Approximately 1 percent of babies born in the United States are conceived through in vitro fertilization (IVF). IVF is generally considered safe, but several studies have identified short-term health risks, including neurological problems in children conceived by IVF, warranting longer follow-up studies. A recent study in Human Reproduction examined cognitive function in children conceived by IVF and found these children to consistently outperform their naturally-conceived peers on standardized tests.
The study contacted Iowa families with IVF-conceived children who were currently eight to 17 years old. Parents were mailed questionnaires about their kids’ educational development. They were asked if their child had skipped or been held back a grade, received remedial or advanced education, or been given a diagnosis of attention deficit or autism. Parents were also asked about their own highest level of completed education. Of 497 couples contacted, 295 couples with 463 children agreed to participate in the study. The majority of parents were white, college educated, and still married.
Using the results of the Iowa Tests of Basic Skills (grades 3 to 8) and Educational Development (grades 9 to 12), the study compared the scores of children conceived by IVF to those of a group of naturally conceived children matched by grade, year, gender, and school district. Both tests’ scores included subtest scores for reading, math, language, and a composite of the three, or core total. Scores were also obtained for vocabulary, which is found to strongly correlate with IQ.

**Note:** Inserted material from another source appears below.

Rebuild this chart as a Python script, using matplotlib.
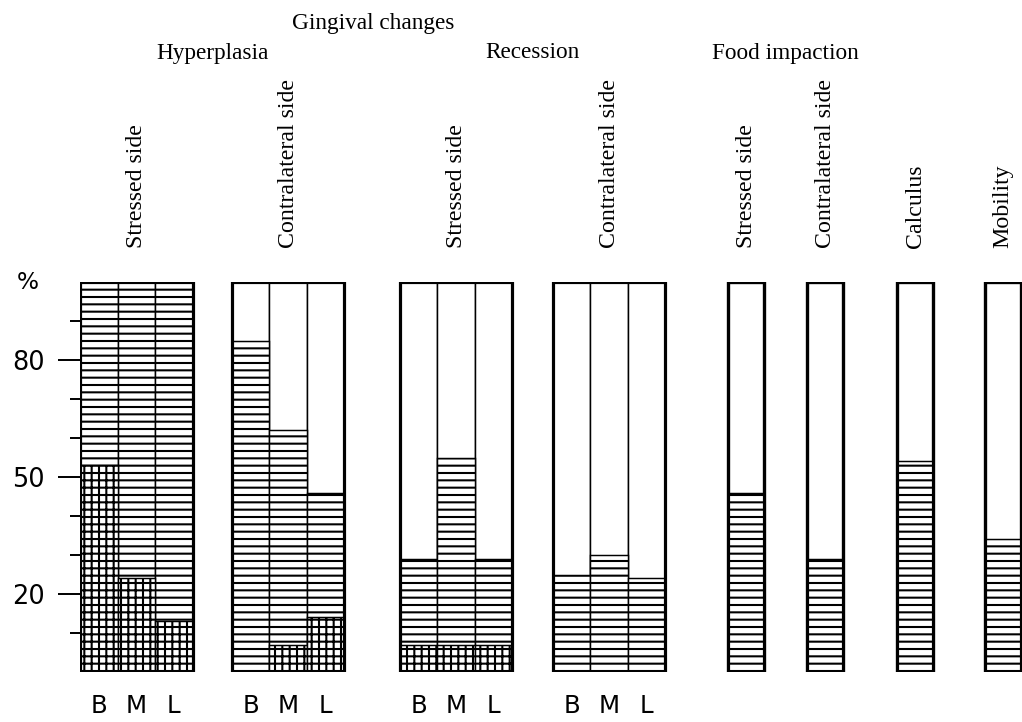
import numpy as np
from matplotlib import pyplot as plt

# values, percent of teeth
sites = ["B", "M", "L"]
hyper_stressed = [100, 100, 100]      # horizontal hatch
hyper_stressed_x = [53, 24, 13]       # cross hatch part
hyper_contra = [85, 62, 46]
hyper_contra_x = [0, 7, 14]
rec_stressed = [29, 55, 29]
rec_stressed_x = [7, 7, 7]
rec_contra = [25, 30, 24]
rec_contra_x = [0, 0, 0]

single_names = ["Stressed side", "Contralateral side", "Calculus", "Mobility"]
single_vals = [46, 29, 54, 34]

group_names = ["Stressed side", "Contralateral side", "Stressed side", "Contralateral side"]
y_ticks = [20, 50, 80]
y_minor = [10, 30, 40, 60, 70, 90]

DPI = 88
plt.rcParams['hatch.linewidth'] = 1.7
serif = "Liberation Serif"

fig = plt.figure(figsize=(1022 / DPI, 722 / DPI), dpi=DPI)
ax = fig.add_axes([80 / 1022, 50 / 722, 942 / 1022, 390 / 722])

group_left = [0, 4.05, 8.53, 12.61]  # left edge of each B-M-L block
single_left = [17.28, 19.39, 21.79, 24.13]
w = 1.0
sw = 0.96

tops = [hyper_stressed, hyper_contra, rec_stressed, rec_contra]
cross = [hyper_stressed_x, hyper_contra_x, rec_stressed_x, rec_contra_x]

xt = []
for g in range(4):
  x = group_left[g] + np.arange(3) * w
  xt += list(x + w / 2)
  ax.bar(x, [100] * 3, w, align='edge', color='white', edgecolor='black', lw=1.2)
  ax.bar(x, tops[g], w, align='edge', color='white', edgecolor='black', lw=1.2, hatch='--')
  for xi, c in zip(x, cross[g]):
    if c > 0:
      ax.bar(xi, c, w, align='edge', color='white', edgecolor='black', lw=1.2, hatch='++')
  ax.bar(group_left[g], 100, 3 * w, align='edge', fill=False, edgecolor='black', lw=2.6) #outer frame

ax.bar(single_left, [100] * 4, sw, align='edge', color='white', edgecolor='black', lw=2.6)
ax.bar(single_left, single_vals, sw, align='edge', color='white', edgecolor='black', lw=1.2, hatch='--')
ax.bar(single_left, [100] * 4, sw, align='edge', fill=False, edgecolor='black', lw=2.6)

ax.set_xlim(0, 942 / 37.5)
ax.set_ylim(0, 100)
for s in ax.spines.values():
  s.set_visible(False)

ax.set_yticks(y_ticks)
ax.set_yticklabels([str(v) for v in y_ticks], fontsize=21, family="DejaVu Sans")
ax.set_yticks(y_minor, minor=True)
ax.tick_params(axis='y', which='major', length=18, width=1.6, pad=11)
ax.tick_params(axis='y', which='minor', length=8, width=1.6)
ax.set_xticks(xt)
ax.set_xticklabels(sites * 4, fontsize=20, family="DejaVu Sans")
ax.tick_params(axis='x', length=0, pad=18)

ax.annotate('%', xy=(0, 100), xycoords=('axes fraction', 'data'), xytext=(-43, 0),
            textcoords='offset points', ha='center', va='center', fontsize=19, family="DejaVu Sans")

# rotated labels above the bars
label_x = [gl + 1.5 * w for gl in group_left] + [sl + sw / 2 for sl in single_left]
for lx, name in zip(label_x, group_names + single_names):
  ax.annotate(name, xy=(lx, 1), xycoords=('data', 'axes fraction'), xytext=(0, 28),
              textcoords='offset points', rotation=90, ha='center', va='bottom',
              fontsize=19.5, family=serif)

# headings, centred over the bars they belong to
heads = [("Hyperplasia", group_left[0], group_left[1] + 3 * w),
         ("Recession", group_left[2], group_left[3] + 3 * w),
         ("Food impaction", single_left[0], single_left[1] + sw)]
for name, a, b in heads:
  xf = ax.transData.transform(((a + b) / 2, 0))[0] / fig.bbox.width
  fig.text(xf, 1 - 53 / 722, name, ha='center', va='center', fontsize=19, family=serif)
xf = ax.transData.transform(((group_left[0] + group_left[3] + 3 * w) / 2, 0))[0] / fig.bbox.width
fig.text(xf, 1 - 23 / 722, "Gingival changes", ha='center', va='center', fontsize=19, family=serif)

plt.savefig("out.png", dpi=DPI)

The study found that IVF kids outperformed their matched peers on all subtests and across all grades. Among IVF children, the study also found several statistically significant associations among parent/child factors and test scores:
- Higher education levels of parents result in higher reading and vocabulary scores
- Older age of mother results in higher reading, math, language, core total, and vocabulary scores
- Lower current body mass index (BMI) of child results in higher language and core total scores
- Having divorced parents results in lower total scores overall
While the study benefited from the validity provided by a large sample size and objective measure of cognitive ability, there is always more to the findings than numbers alone. Researchers suggest that more privileged socioeconomic status and higher levels of parental involvement among IVF families could account, in part, for these kids’ higher test scores. The study findings are certainly reassuring, however, in suggesting that IVF does not have a negative effect on cognitive development. Looks like they don’t call them test tube babies for nothing!